Learning Effective Representations from Global and Local Features for Cross-View Gait Recognition

Published in arXiv preprint, 2020

Gait recognition is one of the most important biometric technologies and has been applied in many fields. Recent gait recognition frameworks represent each human gait frame by descriptors extracted from either global appearances or local regions of humans. However, the representations based on global information often neglect the details of the gait frame, while local region based descriptors cannot capture the relations among neighboring regions, thus reducing their discriminativeness.
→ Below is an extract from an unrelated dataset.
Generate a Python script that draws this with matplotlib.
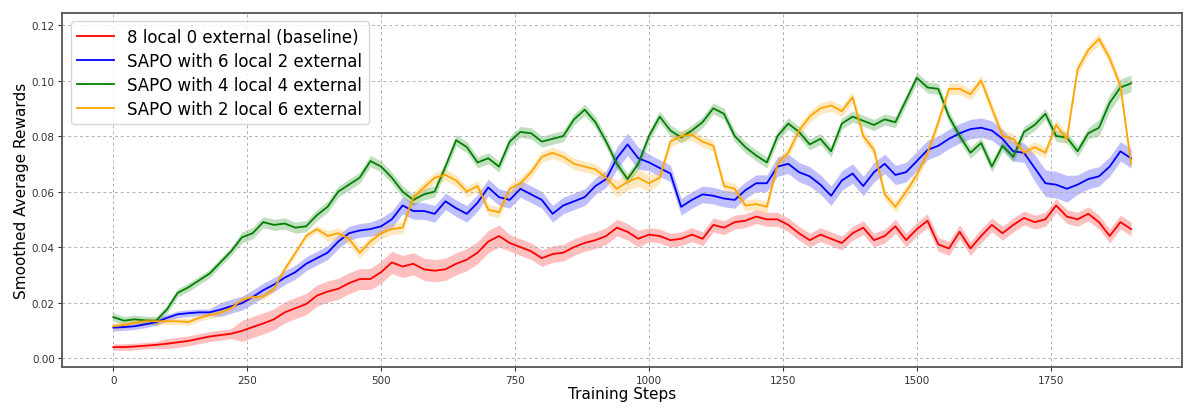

In this paper, we propose a novel feature extraction and fusion framework to achieve discriminative feature representations for gait recognition. Towards this goal, we take advantage of both global visual information and local region details and develop a Global and Local Feature Extractor (GLFE). Specifically, our GLFE module is composed of our newly designed multiple global and local convolutional layers (GLConv) to ensemble global and local features in a principle manner. Furthermore, we present a novel operation, namely Local Temporal Aggregation (LTA), to further preserve the spatial information by reducing the temporal resolution to obtain higher spatial resolution. With the help of our GLFE and LTA, our method significantly improves the discriminativeness of our visual features, thus improving the gait recognition performance. Extensive experiments demonstrate that our proposed method outperforms state-of-the-art gait recognition methods on popular widely-used CASIA-B and OUMVLP datasets.

Recommended citation: Lin, Beibei, Shunli Zhang, Xin Yu, Zedong Chu, and Haikun Zhang. "Learning Effective Representations from Global and Local Features for Cross-View Gait Recognition." arXiv preprint arXiv:2011.01461 (2020).